As a mostly conceptual example, consider the following taken from a figure representing the throughput gains on a Power8 processor of having up to eight threads per core. From a total throughput point of view, each core has considerably more capacity – more throughput potential – because of 8-way SMT (a.k.a., SMT8); a Power8 core can support up to 8 threads. That extra capacity is a good thing. But also notice the throughput of a reference thread – say, the one in blue – as it first starts out alone on a core (i.e., the bar on the left) and then shares the same core with one, then three, then seven other threads. That thread’s individual throughput falls off considerably. This is completely normal behavior; each thread may be slower, but because of SMT, at least it is executing; the same thread would have no throughput during the time it is waiting for an “SMT thread” if such an SMT capability did not exist.

power8-threading

So why the tutorial? Remember the question? Is a vCPU associated with a complete core – here capable of supporting up to 8 threads – or is a vCPU associated with a single SMT thread – one of up to eight on each core? If the latter, a physical core is then also supporting multiple vCPUs; recall again that when defining a new OS instance, you also define the maximum number of VPs/vCPUs you intend to use. So if you specified two VPs, are you getting up to the capacity of two cores or of two SMT threads?

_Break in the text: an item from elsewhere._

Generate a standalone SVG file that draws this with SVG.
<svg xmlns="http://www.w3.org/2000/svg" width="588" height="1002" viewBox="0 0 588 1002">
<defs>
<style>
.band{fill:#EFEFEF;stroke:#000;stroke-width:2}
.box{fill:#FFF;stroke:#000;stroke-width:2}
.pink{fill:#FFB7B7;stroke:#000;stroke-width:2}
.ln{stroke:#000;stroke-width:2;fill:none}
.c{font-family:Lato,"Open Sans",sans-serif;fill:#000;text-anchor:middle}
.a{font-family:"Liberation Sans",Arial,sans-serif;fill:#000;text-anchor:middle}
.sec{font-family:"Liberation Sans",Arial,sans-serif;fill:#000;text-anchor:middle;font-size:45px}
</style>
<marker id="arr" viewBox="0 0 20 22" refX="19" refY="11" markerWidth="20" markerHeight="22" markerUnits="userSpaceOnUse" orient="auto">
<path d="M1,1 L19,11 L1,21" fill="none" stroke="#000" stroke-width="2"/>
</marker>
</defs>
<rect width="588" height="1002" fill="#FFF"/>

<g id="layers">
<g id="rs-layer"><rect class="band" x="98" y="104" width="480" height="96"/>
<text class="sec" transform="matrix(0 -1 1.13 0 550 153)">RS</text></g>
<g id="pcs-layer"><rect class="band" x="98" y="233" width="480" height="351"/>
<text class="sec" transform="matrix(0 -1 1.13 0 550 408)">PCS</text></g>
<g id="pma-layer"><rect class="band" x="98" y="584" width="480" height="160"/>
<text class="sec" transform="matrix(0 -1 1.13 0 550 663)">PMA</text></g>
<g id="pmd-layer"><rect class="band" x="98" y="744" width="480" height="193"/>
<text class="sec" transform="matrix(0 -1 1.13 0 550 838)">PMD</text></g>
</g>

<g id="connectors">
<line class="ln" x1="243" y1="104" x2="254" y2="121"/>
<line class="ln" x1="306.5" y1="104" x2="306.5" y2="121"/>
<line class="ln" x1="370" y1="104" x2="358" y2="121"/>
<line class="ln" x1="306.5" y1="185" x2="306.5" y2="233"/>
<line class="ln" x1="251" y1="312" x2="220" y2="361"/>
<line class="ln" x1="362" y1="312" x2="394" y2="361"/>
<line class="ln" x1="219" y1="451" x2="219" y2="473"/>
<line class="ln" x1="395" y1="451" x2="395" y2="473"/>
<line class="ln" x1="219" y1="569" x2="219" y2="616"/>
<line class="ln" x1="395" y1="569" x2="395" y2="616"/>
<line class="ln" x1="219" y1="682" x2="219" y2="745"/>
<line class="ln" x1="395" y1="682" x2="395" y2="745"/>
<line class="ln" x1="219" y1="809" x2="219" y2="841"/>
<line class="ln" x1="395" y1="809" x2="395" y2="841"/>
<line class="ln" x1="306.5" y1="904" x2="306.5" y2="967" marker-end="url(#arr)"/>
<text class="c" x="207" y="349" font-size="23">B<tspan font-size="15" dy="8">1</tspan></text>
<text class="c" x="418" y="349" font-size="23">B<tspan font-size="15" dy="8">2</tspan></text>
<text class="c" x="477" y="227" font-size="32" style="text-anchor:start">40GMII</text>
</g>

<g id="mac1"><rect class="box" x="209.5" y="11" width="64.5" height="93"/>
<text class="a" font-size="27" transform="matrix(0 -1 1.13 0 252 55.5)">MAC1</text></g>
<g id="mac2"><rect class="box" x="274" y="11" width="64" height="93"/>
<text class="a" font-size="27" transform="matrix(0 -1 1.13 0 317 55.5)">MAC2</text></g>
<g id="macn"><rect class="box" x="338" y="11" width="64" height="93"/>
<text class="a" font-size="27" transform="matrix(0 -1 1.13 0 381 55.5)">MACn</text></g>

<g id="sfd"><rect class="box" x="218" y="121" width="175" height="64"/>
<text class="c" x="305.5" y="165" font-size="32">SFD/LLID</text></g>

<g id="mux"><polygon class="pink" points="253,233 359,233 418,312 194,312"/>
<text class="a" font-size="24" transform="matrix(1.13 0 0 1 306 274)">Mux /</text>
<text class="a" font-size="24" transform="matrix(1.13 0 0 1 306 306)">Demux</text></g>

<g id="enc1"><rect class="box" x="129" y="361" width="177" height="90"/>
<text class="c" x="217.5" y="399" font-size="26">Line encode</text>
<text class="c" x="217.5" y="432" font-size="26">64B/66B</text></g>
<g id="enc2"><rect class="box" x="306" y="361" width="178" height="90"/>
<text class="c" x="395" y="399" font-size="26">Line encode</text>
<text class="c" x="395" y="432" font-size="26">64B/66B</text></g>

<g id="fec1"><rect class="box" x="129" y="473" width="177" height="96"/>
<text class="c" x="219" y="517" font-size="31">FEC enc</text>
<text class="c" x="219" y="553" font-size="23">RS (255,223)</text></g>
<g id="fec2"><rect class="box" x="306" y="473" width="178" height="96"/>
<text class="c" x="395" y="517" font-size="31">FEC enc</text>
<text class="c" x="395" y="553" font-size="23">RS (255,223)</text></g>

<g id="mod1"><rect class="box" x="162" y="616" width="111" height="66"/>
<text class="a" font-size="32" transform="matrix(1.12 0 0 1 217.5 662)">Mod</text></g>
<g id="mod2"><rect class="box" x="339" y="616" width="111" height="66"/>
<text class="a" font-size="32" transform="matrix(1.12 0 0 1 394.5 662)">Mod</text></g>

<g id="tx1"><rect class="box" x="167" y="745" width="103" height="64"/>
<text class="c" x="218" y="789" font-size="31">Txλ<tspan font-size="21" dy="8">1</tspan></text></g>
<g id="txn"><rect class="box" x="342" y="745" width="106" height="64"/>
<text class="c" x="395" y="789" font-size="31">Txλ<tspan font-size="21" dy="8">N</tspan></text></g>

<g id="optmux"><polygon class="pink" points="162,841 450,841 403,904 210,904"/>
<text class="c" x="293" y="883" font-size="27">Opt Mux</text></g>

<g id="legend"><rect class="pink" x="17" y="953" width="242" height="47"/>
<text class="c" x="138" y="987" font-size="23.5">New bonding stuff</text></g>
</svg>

For now, let’s say that a vCPU is an SMT hardware thread, not a complete core (with multiple SMT threads). Let’s also assume that you have an OS instance with two vCPUs and they are both assigned tasks, meaning that both want to be assigned to a “processor.” It is completely possible that your OS’ vCPUs could be assigned to different cores and no other OS’ vCPUs at that moment share the cores. Great. Your tasks are getting to use the full resources of those cores and, as a result, execute as fast as they can. Or, say, your operating systems’ vCPUs could be both assigned to the same core. OK, if alone together, they are both executing, but each slower than in the previous case.

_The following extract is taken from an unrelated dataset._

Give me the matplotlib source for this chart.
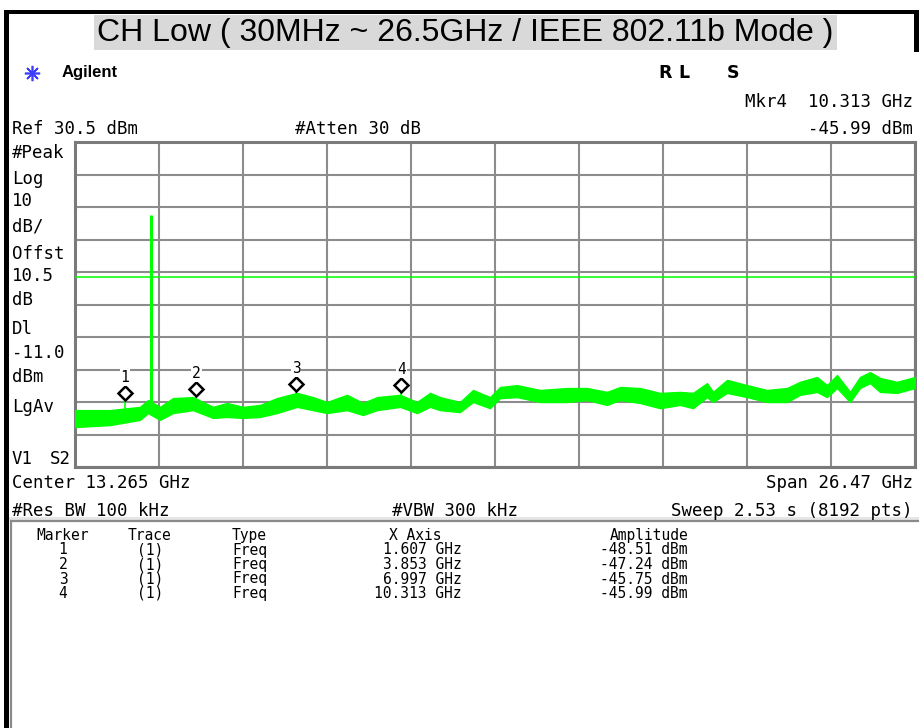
import numpy as np
import matplotlib
matplotlib.use("Agg")
import matplotlib.pyplot as plt
from matplotlib.patches import Rectangle
from matplotlib.lines import Line2D
from matplotlib.transforms import offset_copy

W, H = 920, 728

# ---------------- data ----------------
title = "CH Low ( 30MHz ~ 26.5GHz / IEEE 802.11b Mode )"
freq_start, freq_stop = 0.03, 26.5      # GHz
ref_level = 30.5                        # dBm
db_per_div = 10
display_line = -11.0                    # dBm
carrier_freq = 2.412                    # GHz
carrier_level = 8.0                     # dBm

trace_freq = [0.03, 1.133, 2.078, 2.330, 2.708, 3.118, 3.748, 4.379, 4.820, 5.324,
              5.860, 6.395, 7.026, 7.530, 7.971, 8.601, 9.105, 9.547, 10.271, 10.807,
              11.217, 11.532, 12.162, 12.572, 13.107, 13.423, 13.958, 14.683, 15.534, 16.164,
              16.794, 17.204, 17.834, 18.465, 19.095, 19.504, 19.946, 20.135, 20.576, 21.206,
              21.836, 22.467, 22.876, 23.412, 23.727, 24.042, 24.452, 24.767, 25.082, 25.397,
              25.933, 26.5]
trace_hi = [-52.0, -52.0, -51.0, -48.9, -51.0, -48.3, -48.0, -51.0, -49.8, -51.0,
            -50.4, -48.3, -46.7, -48.0, -49.5, -47.3, -49.8, -48.0, -47.3, -49.5,
            -46.7, -48.0, -49.5, -45.8, -48.0, -44.9, -44.3, -45.8, -45.2, -45.2,
            -46.4, -44.9, -45.2, -46.7, -46.4, -46.7, -43.7, -46.4, -42.7, -44.3,
            -45.8, -45.2, -43.3, -41.8, -44.3, -41.2, -46.4, -41.8, -40.3, -42.1,
            -43.3, -41.8]
trace_lo = [-57.2, -56.6, -55.0, -52.9, -55.0, -52.9, -52.0, -54.4, -54.1, -54.4,
            -54.1, -52.9, -51.0, -52.0, -52.9, -52.0, -53.5, -52.0, -51.0, -52.9,
            -51.0, -52.0, -52.6, -49.5, -51.4, -48.3, -48.0, -49.5, -49.5, -48.9,
            -50.4, -48.9, -49.8, -51.4, -50.4, -51.4, -48.0, -49.5, -46.7, -48.0,
            -49.5, -49.5, -47.3, -46.4, -48.0, -45.2, -49.5, -45.2, -43.7, -46.4,
            -46.7, -45.2]

marker_ids = [1, 2, 3, 4]
marker_freq = [1.607, 3.853, 6.997, 10.313]   # GHz
marker_amp = [-48.51, -47.24, -45.75, -45.99]  # dBm

left_labels = ["#Peak", "Log", "10", "dB/", "Offst", "10.5", "dB", "Dl", "-11.0", "dBm", "LgAv", "V1"]
left_label_y = [152, 177, 200, 225, 252, 275, 298, 328, 352, 375, 405, 458]

table_header = ["Marker", "Trace", "Type", "X Axis", "Amplitude"]
table_trace = ["(1)", "(1)", "(1)", "(1)"]
table_type = ["Freq", "Freq", "Freq", "Freq"]

# ---------------- figure ----------------
MONO = "DejaVu Sans Mono"
GREEN = "#00ff00"

fig = plt.figure(figsize=(W / 100, H / 100), dpi=100)
fig.patch.set_facecolor("white")


def fx(x):
    return x / W


def fy(y):
    return 1 - y / H


def ftext(x, y, s, **kw):
    kw.setdefault("family", MONO)
    kw.setdefault("fontsize", 12.5)
    kw.setdefault("va", "baseline")
    fig.text(fx(x), fy(y), s, **kw)


def frect(x0, y0, x1, y1, **kw):
    fig.patches.append(Rectangle((fx(x0), fy(y1)), (x1 - x0) / W, (y1 - y0) / H,
                                 transform=fig.transFigure, **kw))


# black frame pieces
frect(4, 10, 920, 13.5, fc="black", ec="none")
frect(4, 10, 9, 728, fc="black", ec="none")
frect(914.5, 10, 920, 52, fc="black", ec="none")

# title
frect(94, 15, 837, 50, fc="#d9d9d9", ec="none")
fig.text(fx(465.5), fy(33), title, ha="center", va="center",
         fontsize=23, family="Liberation Sans", color="black")

# Agilent logo
fig.add_artist(Line2D([fx(32)], [fy(73)], marker=(8, 2, 0), markersize=11,
                      color="#3d3dff", mew=1.2, transform=fig.transFigure))
fig.text(fx(62), fy(73), "Agilent", fontsize=12, fontweight="bold",
         family="Liberation Sans", va="center")
for s, x in zip(["R", "L", "S"], [658, 678, 727]):
    fig.text(fx(x), fy(78), s, fontsize=12.5, fontweight="bold",
             family="DejaVu Sans", va="baseline")

# header texts
ftext(913, 107, "Mkr4  10.313 GHz", ha="right")
ftext(12, 133.5, "Ref 30.5 dBm")
ftext(295, 133.5, "#Atten 30 dB")
ftext(913, 133.5, "-45.99 dBm", ha="right")

for s, y in zip(left_labels, left_label_y):
    ftext(12, y + 6.5, s)
ftext(50, left_label_y[-1] + 6.5, "S2")

ftext(12, 487.5, "Center 13.265 GHz")
ftext(913, 487.5, "Span 26.47 GHz", ha="right")
ftext(12, 515.5, "#Res BW 100 kHz")
ftext(392, 515.5, "#VBW 300 kHz")
ftext(913, 515.5, "Sweep 2.53 s (8192 pts)", ha="right")

# table panel
frect(9, 517, 920, 520, fc="#e6e6e6", ec="none")
fig.add_artist(Line2D([fx(11), fx(920)], [fy(521), fy(521)], color="#8a8a8a", lw=1.6,
                      transform=fig.transFigure))
fig.add_artist(Line2D([fx(11), fx(11)], [fy(521), fy(728)], color="#8a8a8a", lw=1.6,
                      transform=fig.transFigure))

TS = 10.5
row_y = [549.5, 564, 578.5, 593]
ftext(63, 540, table_header[0], ha="center", fontsize=TS)
ftext(150, 540, table_header[1], ha="center", fontsize=TS)
ftext(232, 540, table_header[2], ha="left", fontsize=TS)
ftext(415, 540, table_header[3], ha="center", fontsize=TS)
ftext(688, 540, table_header[4], ha="right", fontsize=TS)
for i in range(len(marker_ids)):
    yb = row_y[i] + 5
    ftext(63, yb, str(marker_ids[i]), ha="center", fontsize=TS)
    ftext(150, yb, table_trace[i], ha="center", fontsize=TS)
    ftext(232, yb, table_type[i], ha="left", fontsize=TS)
    ftext(462, yb, f"{marker_freq[i]:.3f} GHz", ha="right", fontsize=TS)
    ftext(688, yb, f"{marker_amp[i]:.2f} dBm", ha="right", fontsize=TS)

# ---------------- plot axes ----------------
ax = fig.add_axes([fx(75), fy(467), 840 / W, 325 / H])
ax.set_xlim(freq_start, freq_stop)
ax.set_ylim(ref_level - 10 * db_per_div, ref_level)
ax.set_xticks(np.linspace(freq_start, freq_stop, 11))
ax.set_yticks(np.arange(ref_level - 10 * db_per_div, ref_level + 0.01, db_per_div))
ax.tick_params(length=0, labelbottom=False, labelleft=False)
ax.grid(True, color="#8c8c8c", lw=1.5)
ax.set_axisbelow(True)
for sp in ax.spines.values():
    sp.set_color("#7a7a7a")
    sp.set_linewidth(2.2)

# trace
ax.fill_between(trace_freq, trace_lo, trace_hi, color=GREEN, lw=1.0,
                edgecolor=GREEN, zorder=3)
ax.vlines(carrier_freq, -52.0, carrier_level, color=GREEN, lw=2.2, zorder=3)
ax.axhline(display_line, color=GREEN, lw=1.1, zorder=3)

# markers
diamond_tr = offset_copy(ax.transData, fig=fig, x=0, y=6, units="dots")
label_tr = offset_copy(ax.transData, fig=fig, x=0, y=21, units="dots")
for mid, f, a in zip(marker_ids, marker_freq, marker_amp):
    ax.vlines(f, a - 4.5, a, color=GREEN, lw=1.2, zorder=3)
    ax.plot([f], [a], marker="D", ms=7.3, mfc="white", mec="black", mew=1.8,
            transform=diamond_tr, zorder=5, clip_on=False)
    ax.text(f, a, str(mid), transform=label_tr, ha="center", va="center",
            fontsize=10.5, family=MONO, zorder=5,
            bbox=dict(fc="white", ec="none", pad=0.6))

fig.savefig("out.png", dpi=100, facecolor="white")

But the cloud is not really about executing alone in an SMP; there are other operating systems with their vCPUs are well sharing the same system. So let’s ramp up the systems utilization and have other operating systems be busy as well. Where are their vCPUs assigned? Sure, they could be temporarily assigned to different cores, but their vCPU(s) could be assigned to the same core(s) where one or more of your operating systems’ vCPUs are assigned at that moment. In comparison to executing alone on a core, as the system’s utilization ramps up, there is an increased probability that your vCPU(s) will be sharing cores and so running relatively slower.

Said differently, suppose that your operating system has only one vCPU – and so just one thread – active right now. You may expect that that thread ought to be executing full out just like the blue thread in the leftmost column above. Indeed, you might have repeatedly experienced that effect, and not known it; the system was lightly used and that was the result. So let’s – unbeknownst to this OS’ application thread – ramp up the utilization of all of the other operating systems and vCPUs on that same SMP. Your thread will still get to use a “processor”, but now it is much more often sharing a core with a number of other active vCPUs. The result is slower execution. And, because of the expected functional isolation of operating systems, there is nothing within your operating systems that is capable of telling you why the application’s performance slowed.

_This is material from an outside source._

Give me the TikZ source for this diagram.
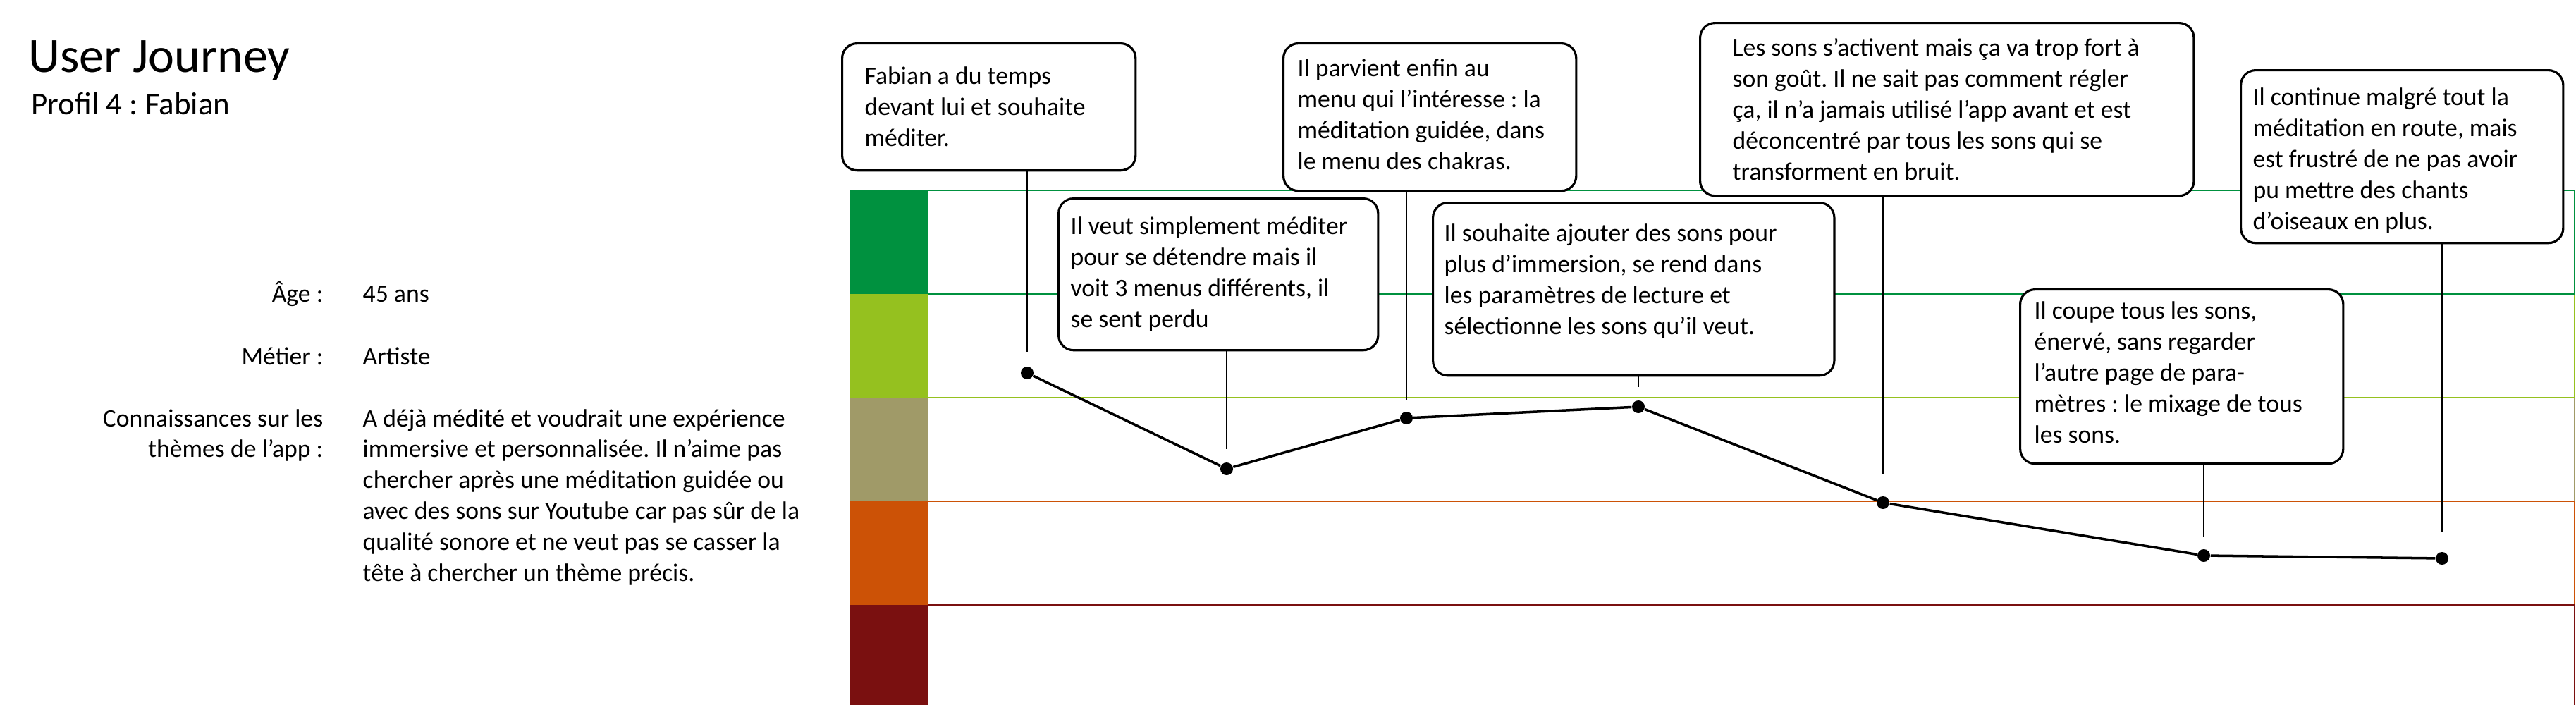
\documentclass[tikz,border=0pt]{standalone}
\usepackage{fontspec}
\setmainfont{Carlito}
\usepackage{xcolor}
\usepackage{tikz}
\usetikzlibrary{calc}

\definecolor{vert}{RGB}{0,145,63}
\definecolor{vertclair}{RGB}{149,193,31}
\definecolor{kaki}{RGB}{160,154,104}
\definecolor{orangefonce}{RGB}{204,82,6}
\definecolor{rougefonce}{RGB}{122,16,16}
\newcommand{\corps}{\fontsize{10.15}{12.5}\selectfont}
\frenchspacing

\begin{document}
\begin{tikzpicture}[x=0.01cm, y=-0.01cm,
  etape/.style={draw, line width=0.9pt, rounded corners=6pt, fill=white,
    anchor=north west, align=flush left, inner ysep=0pt, font=\corps},
  texte/.style={inner sep=0pt, font=\corps},
  point/.style={circle, fill, inner sep=0pt, minimum size=0.18cm},
  filet/.style={line width=0.6pt},
  liaison/.style={line width=0.5pt}]
  \useasboundingbox (0,0) rectangle (3654,1000);

  % titre et profil
  \node[anchor=base west, inner sep=0pt, font=\fontsize{19.9}{24}\selectfont] (titre) at (40,102) {User Journey};
  \node[anchor=base west, inner sep=0pt, font=\fontsize{12.8}{15}\selectfont] (profil) at (44,162) {Profil 4 : Fabian};
  \node[texte, anchor=base east] (age) at (459,428) {Âge :};
  \node[texte, anchor=base west] (agev) at (514,428) {45 ans};
  \node[texte, anchor=base east] (metier) at (459,517) {Métier :};
  \node[texte, anchor=base west] (metierv) at (514,517) {Artiste};
  \node[texte, anchor=base east, text width=3.6cm, align=flush right] (connais) at (459,605)
    {Connaissances sur les\\thèmes de l'app :};
  \node[texte, anchor=base west, text width=7cm, align=flush left] (connaisv) at (514,605)
    {A déjà médité et voudrait une expérience\\immersive et personnalisée. Il n'aime pas\\chercher après une méditation guidée ou\\avec des sons sur Youtube car pas sûr de la\\qualité sonore et ne veut pas se casser la\\tête à chercher un thème précis.};

  % bandes d'humeur
  \foreach \c/\ya/\yb in {rougefonce/858/1000, orangefonce/711/858, kaki/564/711, vertclair/417/564, vert/270/417} {
    \fill[\c] (1205,\ya) rectangle (1317,\yb);
    \draw[\c, filet] (3652,\ya) -- (3652,\yb);
  }
  \foreach \y/\c in {270/vert, 417/vert, 564/vertclair, 711/orangefonce, 858/rougefonce}
    \draw[\c, filet] (1317,\y) -- (3652,\y);

  % points du parcours
  \node[point] (p1) at (1457,529) {};
  \node[point] (p2) at (1740,665) {};
  \node[point] (p3) at (1995,593) {};
  \node[point] (p4) at (2324,577) {};
  \node[point] (p5) at (2671,713) {};
  \node[point] (p6) at (3126,788) {};
  \node[point] (p7) at (3464,792) {};
  \draw[line width=1pt] (p1) -- (p2) -- (p3) -- (p4) -- (p5) -- (p6) -- (p7);

  % etapes
  \node[etape, inner xsep=0.32cm, text width=3.52cm, text height=0.58cm, text depth=1.22cm] (b1) at (1193,60)
    {Fabian a du temps\\devant lui et souhaite\\méditer.};
  \node[etape, inner xsep=0.2cm, text width=3.75cm, text height=0.47cm, text depth=1.62cm] (b2) at (1819,60)
    {Il parvient enfin au\\menu qui l'intéresse : la\\méditation guidée, dans\\le menu des chakras.};
  \node[etape, inner xsep=0.17cm, text width=4.19cm, text height=0.51cm, text depth=1.64cm] (b3) at (1500,280)
    {Il veut simplement méditer\\pour se détendre mais il\\voit 3 menus différents, il\\se sent perdu};
  \node[etape, inner xsep=0.16cm, text width=5.37cm, text height=0.55cm, text depth=1.9cm] (b4) at (2031,286)
    {Il souhaite ajouter des sons pour\\plus d'immersion, se rend dans\\les paramètres de lecture et\\sélectionne les sons qu'il veut.};
  \node[etape, inner xsep=0.46cm, text width=6.08cm, text height=0.47cm, text depth=1.98cm] (b5) at (2410,31)
    {Les sons s'activent mais ça va trop fort à\\son goût. Il ne sait pas comment régler\\ça, il n'a jamais utilisé l'app avant et est\\déconcentré par tous les sons qui se\\transforment en bruit.};
  \node[etape, inner xsep=0.17cm, text width=4.23cm, text height=0.5cm, text depth=1.95cm] (b6) at (3177,98)
    {Il continue malgré tout la\\méditation en route, mais\\est frustré de ne pas avoir\\pu mettre des chants\\d'oiseaux en plus.};
  \node[etape, inner xsep=0.2cm, text width=4.18cm, text height=0.42cm, text depth=2.05cm] (b7) at (2864,409)
    {Il coupe tous les sons,\\énervé, sans regarder\\l'autre page de para-\\mètres : le mixage de tous\\les sons.};

  % liaisons etape -> point
  \foreach \b/\p/\g in {b1/p1/30, b3/p2/28, b2/p3/26, b4/p4/28, b5/p5/40, b7/p6/27, b6/p7/37}
    \draw[liaison] (\b.south -| \p) -- ($(\p)+(0,-\g)$);
\end{tikzpicture}
\end{document}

Of course, the issue is less intense with a maximum of only two threads per core, but the basic concept stands.

So, is a vCPU a core or an SMT thread?  For VMware‘s ESXi hypervisor: “Considering that 1 vCPU is equal to 1 CPU is an assumption for the sake of simplification, since vCPUs are scheduled on logical CPUs which are hardware execution contexts. These tasks can take a while in the case of a single core CPU, CPUs that have only 1 thread per core, or could be just a thread in the case of a CPU that has hyper-threading.”

A vCPU with VMware’s ESXi hypervisor is an SMT thread. With IBM’s PowerVM hypervisor, the notion of a virtual processor (i.e., a VP) is different; a VP is associated with a physical processor core, including at once all of the core’s SMT threads. A VP here is not necessarily tied to a particular core; the operating systems’ task dispatcher assigns one or more tasks to a VP – as though it were a physical core – and then the hypervisor assigns the VP to an available core, freeing up a core dynamically if necessary.

See the difference between VMware ESXi and IBM PowerVM? With PowerVM, it is still true that a core can be concurrently executing one or multiple threads. But, if multiple threads, with PowerVM, the threads executing on some core all belong to the same OS. If, say, your OS’ utilization was low enough to have just one thread per VP, those threads will execute alone and therefore faster when each VP is also attached to a core. With VMware, even if your OS has exactly one executing thread – that thread being associated alone with a vCPU – it is possible for that thread to find itself sharing a core with vCPU(s) of other OSes; increased utilization occurring in other OSes can slow another OSes performance.

But it’s not all peaches and cream with PowerVM either. If a VP is active with even one thread, the hypervisor assigns that VP to a core. The entire core’s capacity is being used by that assignment; no other VP can use it then, even though there is only one thread executing there. As you saw in the SMT figure above, with one thread executing, there is actually quite a bit of capacity available, but with this approach it must remain unused. The entire core’s capacity must then be accounted for as being used. VMware, treating each SMT thread as though it were just another physical processor, will instead assign vCPUs (i.e., always one thread) to any available SMT thread within any core. The point here is that with PowerVMs approach, because some capacity can remain unused in a core, other OS’ threads which could use that capacity instead wait their turn for an available core. (Interestingly, I know of at least one PowerVM OS – and so perhaps more – that attempts to pack threads into VPs up to a point in order to decrease this effect.)

A lot of detail, yes, but see the essential effect? The performance of your operating systems may vary based largely upon the level of utilization of the other operating systems sharing – and sharing at this time – the same system.